PROVIDED MATERIAL —
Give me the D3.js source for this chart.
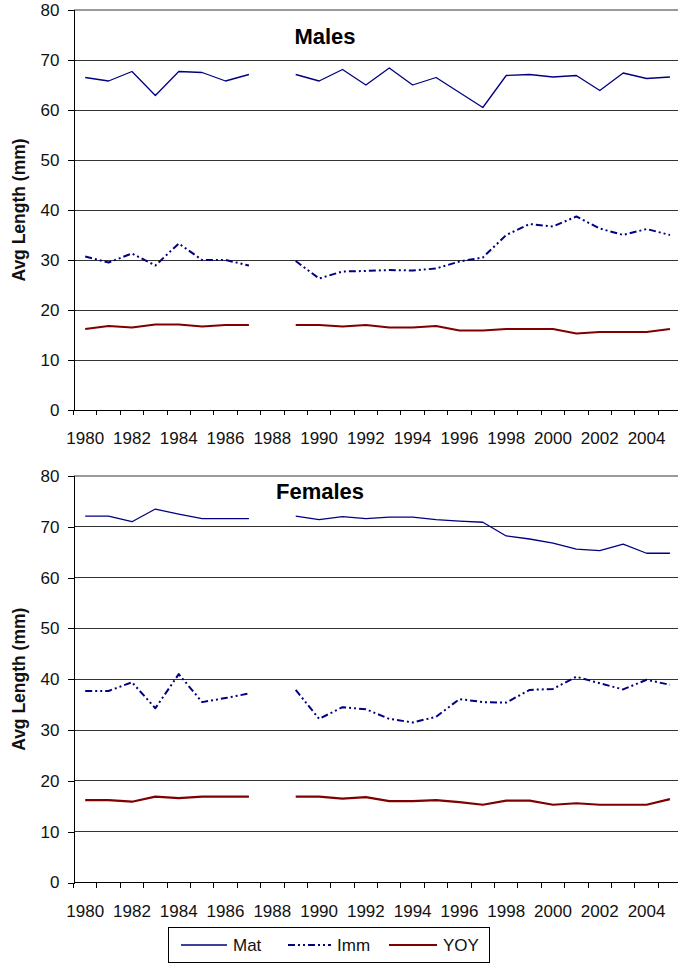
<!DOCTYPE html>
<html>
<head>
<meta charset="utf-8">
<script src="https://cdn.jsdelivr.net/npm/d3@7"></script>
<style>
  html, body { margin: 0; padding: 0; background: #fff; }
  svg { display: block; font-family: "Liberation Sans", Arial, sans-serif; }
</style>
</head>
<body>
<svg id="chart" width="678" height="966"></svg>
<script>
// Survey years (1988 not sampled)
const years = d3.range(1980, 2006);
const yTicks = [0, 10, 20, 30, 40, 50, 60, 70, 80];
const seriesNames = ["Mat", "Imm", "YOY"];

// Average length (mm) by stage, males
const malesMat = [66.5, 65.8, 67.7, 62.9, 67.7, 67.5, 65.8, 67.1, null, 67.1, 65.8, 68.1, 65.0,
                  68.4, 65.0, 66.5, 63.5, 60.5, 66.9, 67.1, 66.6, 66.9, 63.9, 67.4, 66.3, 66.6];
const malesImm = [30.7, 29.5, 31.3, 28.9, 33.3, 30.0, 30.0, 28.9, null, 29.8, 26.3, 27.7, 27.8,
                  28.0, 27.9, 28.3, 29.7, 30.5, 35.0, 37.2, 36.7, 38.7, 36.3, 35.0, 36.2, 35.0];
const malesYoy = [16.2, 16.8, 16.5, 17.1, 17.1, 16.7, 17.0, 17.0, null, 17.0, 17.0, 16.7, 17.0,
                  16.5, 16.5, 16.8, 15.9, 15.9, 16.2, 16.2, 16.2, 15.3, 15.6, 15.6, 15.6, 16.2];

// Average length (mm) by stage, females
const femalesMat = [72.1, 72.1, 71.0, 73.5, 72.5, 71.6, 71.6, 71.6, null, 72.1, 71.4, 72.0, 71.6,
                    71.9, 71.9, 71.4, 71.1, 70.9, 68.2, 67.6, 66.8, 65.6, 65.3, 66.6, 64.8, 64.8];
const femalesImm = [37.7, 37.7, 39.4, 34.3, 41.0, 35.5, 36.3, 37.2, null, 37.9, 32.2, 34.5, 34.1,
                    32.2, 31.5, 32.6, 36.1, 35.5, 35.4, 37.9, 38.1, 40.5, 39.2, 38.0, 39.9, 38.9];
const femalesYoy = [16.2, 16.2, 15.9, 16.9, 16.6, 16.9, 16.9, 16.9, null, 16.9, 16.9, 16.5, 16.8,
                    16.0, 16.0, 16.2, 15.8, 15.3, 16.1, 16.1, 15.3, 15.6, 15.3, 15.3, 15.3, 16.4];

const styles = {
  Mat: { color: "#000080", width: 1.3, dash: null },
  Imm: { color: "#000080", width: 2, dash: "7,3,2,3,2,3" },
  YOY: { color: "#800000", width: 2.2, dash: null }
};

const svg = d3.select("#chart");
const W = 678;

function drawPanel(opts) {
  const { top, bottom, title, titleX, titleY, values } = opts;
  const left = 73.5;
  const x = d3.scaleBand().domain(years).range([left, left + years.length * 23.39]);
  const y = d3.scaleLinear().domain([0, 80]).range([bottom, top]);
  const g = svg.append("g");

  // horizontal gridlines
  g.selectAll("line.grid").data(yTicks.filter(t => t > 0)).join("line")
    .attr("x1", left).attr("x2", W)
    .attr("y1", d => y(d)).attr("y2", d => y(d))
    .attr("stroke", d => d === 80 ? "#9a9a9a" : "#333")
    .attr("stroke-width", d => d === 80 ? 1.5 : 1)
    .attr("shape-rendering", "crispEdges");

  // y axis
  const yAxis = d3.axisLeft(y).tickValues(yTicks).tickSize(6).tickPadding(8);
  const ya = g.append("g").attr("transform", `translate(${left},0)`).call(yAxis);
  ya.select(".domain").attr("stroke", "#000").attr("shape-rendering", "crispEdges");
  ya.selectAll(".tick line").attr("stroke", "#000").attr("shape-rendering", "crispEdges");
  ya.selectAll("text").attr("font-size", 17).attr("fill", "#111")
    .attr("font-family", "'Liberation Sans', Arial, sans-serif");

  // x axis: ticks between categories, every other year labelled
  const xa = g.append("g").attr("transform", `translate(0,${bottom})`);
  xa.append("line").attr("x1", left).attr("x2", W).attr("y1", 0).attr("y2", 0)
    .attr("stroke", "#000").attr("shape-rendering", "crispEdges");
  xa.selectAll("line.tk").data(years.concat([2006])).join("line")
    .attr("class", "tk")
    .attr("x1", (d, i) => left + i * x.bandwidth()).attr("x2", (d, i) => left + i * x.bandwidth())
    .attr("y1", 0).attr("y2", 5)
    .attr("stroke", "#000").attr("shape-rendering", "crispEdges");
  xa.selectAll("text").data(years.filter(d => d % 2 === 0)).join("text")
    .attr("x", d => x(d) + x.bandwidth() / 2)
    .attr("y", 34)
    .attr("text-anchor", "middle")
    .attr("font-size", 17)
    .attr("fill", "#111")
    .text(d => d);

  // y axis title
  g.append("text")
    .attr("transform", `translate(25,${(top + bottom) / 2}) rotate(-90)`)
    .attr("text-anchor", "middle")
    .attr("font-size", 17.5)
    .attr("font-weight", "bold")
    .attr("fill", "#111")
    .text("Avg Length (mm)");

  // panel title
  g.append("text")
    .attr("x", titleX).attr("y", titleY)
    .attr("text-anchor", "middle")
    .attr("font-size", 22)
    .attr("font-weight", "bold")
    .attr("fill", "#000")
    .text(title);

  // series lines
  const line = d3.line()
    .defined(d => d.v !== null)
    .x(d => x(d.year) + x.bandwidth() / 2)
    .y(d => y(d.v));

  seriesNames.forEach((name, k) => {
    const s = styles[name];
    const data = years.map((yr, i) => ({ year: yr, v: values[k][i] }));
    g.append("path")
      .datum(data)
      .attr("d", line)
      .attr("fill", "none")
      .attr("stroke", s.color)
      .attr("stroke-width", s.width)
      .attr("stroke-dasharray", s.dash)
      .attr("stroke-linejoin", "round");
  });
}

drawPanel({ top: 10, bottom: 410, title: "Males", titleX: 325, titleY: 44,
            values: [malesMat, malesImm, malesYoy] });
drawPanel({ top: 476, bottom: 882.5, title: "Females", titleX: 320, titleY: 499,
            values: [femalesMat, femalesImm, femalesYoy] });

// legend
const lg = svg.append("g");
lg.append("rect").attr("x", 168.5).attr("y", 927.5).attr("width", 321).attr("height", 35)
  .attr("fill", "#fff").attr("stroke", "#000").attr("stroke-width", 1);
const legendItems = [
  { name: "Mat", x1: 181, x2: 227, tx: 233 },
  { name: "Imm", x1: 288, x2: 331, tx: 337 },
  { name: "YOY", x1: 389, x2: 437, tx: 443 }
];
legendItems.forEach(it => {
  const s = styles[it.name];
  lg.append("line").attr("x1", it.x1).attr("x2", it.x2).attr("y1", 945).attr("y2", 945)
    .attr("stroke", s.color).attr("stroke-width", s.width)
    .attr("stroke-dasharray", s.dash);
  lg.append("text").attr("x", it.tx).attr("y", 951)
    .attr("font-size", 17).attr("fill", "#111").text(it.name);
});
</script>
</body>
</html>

EXERCISE AIM — Write the listing above out again exactly, dropping each image.

RESPONSE TO THE EXERCISE —
Give me the D3.js source for this chart.
<!DOCTYPE html>
<html>
<head>
<meta charset="utf-8">
<script src="https://cdn.jsdelivr.net/npm/d3@7"></script>
<style>
  html, body { margin: 0; padding: 0; background: #fff; }
  svg { display: block; font-family: "Liberation Sans", Arial, sans-serif; }
</style>
</head>
<body>
<svg id="chart" width="678" height="966"></svg>
<script>
// Survey years (1988 not sampled)
const years = d3.range(1980, 2006);
const yTicks = [0, 10, 20, 30, 40, 50, 60, 70, 80];
const seriesNames = ["Mat", "Imm", "YOY"];

// Average length (mm) by stage, males
const malesMat = [66.5, 65.8, 67.7, 62.9, 67.7, 67.5, 65.8, 67.1, null, 67.1, 65.8, 68.1, 65.0,
                  68.4, 65.0, 66.5, 63.5, 60.5, 66.9, 67.1, 66.6, 66.9, 63.9, 67.4, 66.3, 66.6];
const malesImm = [30.7, 29.5, 31.3, 28.9, 33.3, 30.0, 30.0, 28.9, null, 29.8, 26.3, 27.7, 27.8,
                  28.0, 27.9, 28.3, 29.7, 30.5, 35.0, 37.2, 36.7, 38.7, 36.3, 35.0, 36.2, 35.0];
const malesYoy = [16.2, 16.8, 16.5, 17.1, 17.1, 16.7, 17.0, 17.0, null, 17.0, 17.0, 16.7, 17.0,
                  16.5, 16.5, 16.8, 15.9, 15.9, 16.2, 16.2, 16.2, 15.3, 15.6, 15.6, 15.6, 16.2];

// Average length (mm) by stage, females
const femalesMat = [72.1, 72.1, 71.0, 73.5, 72.5, 71.6, 71.6, 71.6, null, 72.1, 71.4, 72.0, 71.6,
                    71.9, 71.9, 71.4, 71.1, 70.9, 68.2, 67.6, 66.8, 65.6, 65.3, 66.6, 64.8, 64.8];
const femalesImm = [37.7, 37.7, 39.4, 34.3, 41.0, 35.5, 36.3, 37.2, null, 37.9, 32.2, 34.5, 34.1,
                    32.2, 31.5, 32.6, 36.1, 35.5, 35.4, 37.9, 38.1, 40.5, 39.2, 38.0, 39.9, 38.9];
const femalesYoy = [16.2, 16.2, 15.9, 16.9, 16.6, 16.9, 16.9, 16.9, null, 16.9, 16.9, 16.5, 16.8,
                    16.0, 16.0, 16.2, 15.8, 15.3, 16.1, 16.1, 15.3, 15.6, 15.3, 15.3, 15.3, 16.4];

const styles = {
  Mat: { color: "#000080", width: 1.3, dash: null },
  Imm: { color: "#000080", width: 2, dash: "7,3,2,3,2,3" },
  YOY: { color: "#800000", width: 2.2, dash: null }
};

const svg = d3.select("#chart");
const W = 678;

function drawPanel(opts) {
  const { top, bottom, title, titleX, titleY, values } = opts;
  const left = 73.5;
  const x = d3.scaleBand().domain(years).range([left, left + years.length * 23.39]);
  const y = d3.scaleLinear().domain([0, 80]).range([bottom, top]);
  const g = svg.append("g");

  // horizontal gridlines
  g.selectAll("line.grid").data(yTicks.filter(t => t > 0)).join("line")
    .attr("x1", left).attr("x2", W)
    .attr("y1", d => y(d)).attr("y2", d => y(d))
    .attr("stroke", d => d === 80 ? "#9a9a9a" : "#333")
    .attr("stroke-width", d => d === 80 ? 1.5 : 1)
    .attr("shape-rendering", "crispEdges");

  // y axis
  const yAxis = d3.axisLeft(y).tickValues(yTicks).tickSize(6).tickPadding(8);
  const ya = g.append("g").attr("transform", `translate(${left},0)`).call(yAxis);
  ya.select(".domain").attr("stroke", "#000").attr("shape-rendering", "crispEdges");
  ya.selectAll(".tick line").attr("stroke", "#000").attr("shape-rendering", "crispEdges");
  ya.selectAll("text").attr("font-size", 17).attr("fill", "#111")
    .attr("font-family", "'Liberation Sans', Arial, sans-serif");

  // x axis: ticks between categories, every other year labelled
  const xa = g.append("g").attr("transform", `translate(0,${bottom})`);
  xa.append("line").attr("x1", left).attr("x2", W).attr("y1", 0).attr("y2", 0)
    .attr("stroke", "#000").attr("shape-rendering", "crispEdges");
  xa.selectAll("line.tk").data(years.concat([2006])).join("line")
    .attr("class", "tk")
    .attr("x1", (d, i) => left + i * x.bandwidth()).attr("x2", (d, i) => left + i * x.bandwidth())
    .attr("y1", 0).attr("y2", 5)
    .attr("stroke", "#000").attr("shape-rendering", "crispEdges");
  xa.selectAll("text").data(years.filter(d => d % 2 === 0)).join("text")
    .attr("x", d => x(d) + x.bandwidth() / 2)
    .attr("y", 34)
    .attr("text-anchor", "middle")
    .attr("font-size", 17)
    .attr("fill", "#111")
    .text(d => d);

  // y axis title
  g.append("text")
    .attr("transform", `translate(25,${(top + bottom) / 2}) rotate(-90)`)
    .attr("text-anchor", "middle")
    .attr("font-size", 17.5)
    .attr("font-weight", "bold")
    .attr("fill", "#111")
    .text("Avg Length (mm)");

  // panel title
  g.append("text")
    .attr("x", titleX).attr("y", titleY)
    .attr("text-anchor", "middle")
    .attr("font-size", 22)
    .attr("font-weight", "bold")
    .attr("fill", "#000")
    .text(title);

  // series lines
  const line = d3.line()
    .defined(d => d.v !== null)
    .x(d => x(d.year) + x.bandwidth() / 2)
    .y(d => y(d.v));

  seriesNames.forEach((name, k) => {
    const s = styles[name];
    const data = years.map((yr, i) => ({ year: yr, v: values[k][i] }));
    g.append("path")
      .datum(data)
      .attr("d", line)
      .attr("fill", "none")
      .attr("stroke", s.color)
      .attr("stroke-width", s.width)
      .attr("stroke-dasharray", s.dash)
      .attr("stroke-linejoin", "round");
  });
}

drawPanel({ top: 10, bottom: 410, title: "Males", titleX: 325, titleY: 44,
            values: [malesMat, malesImm, malesYoy] });
drawPanel({ top: 476, bottom: 882.5, title: "Females", titleX: 320, titleY: 499,
            values: [femalesMat, femalesImm, femalesYoy] });

// legend
const lg = svg.append("g");
lg.append("rect").attr("x", 168.5).attr("y", 927.5).attr("width", 321).attr("height", 35)
  .attr("fill", "#fff").attr("stroke", "#000").attr("stroke-width", 1);
const legendItems = [
  { name: "Mat", x1: 181, x2: 227, tx: 233 },
  { name: "Imm", x1: 288, x2: 331, tx: 337 },
  { name: "YOY", x1: 389, x2: 437, tx: 443 }
];
legendItems.forEach(it => {
  const s = styles[it.name];
  lg.append("line").attr("x1", it.x1).attr("x2", it.x2).attr("y1", 945).attr("y2", 945)
    .attr("stroke", s.color).attr("stroke-width", s.width)
    .attr("stroke-dasharray", s.dash);
  lg.append("text").attr("x", it.tx).attr("y", 951)
    .attr("font-size", 17).attr("fill", "#111").text(it.name);
});
</script>
</body>
</html>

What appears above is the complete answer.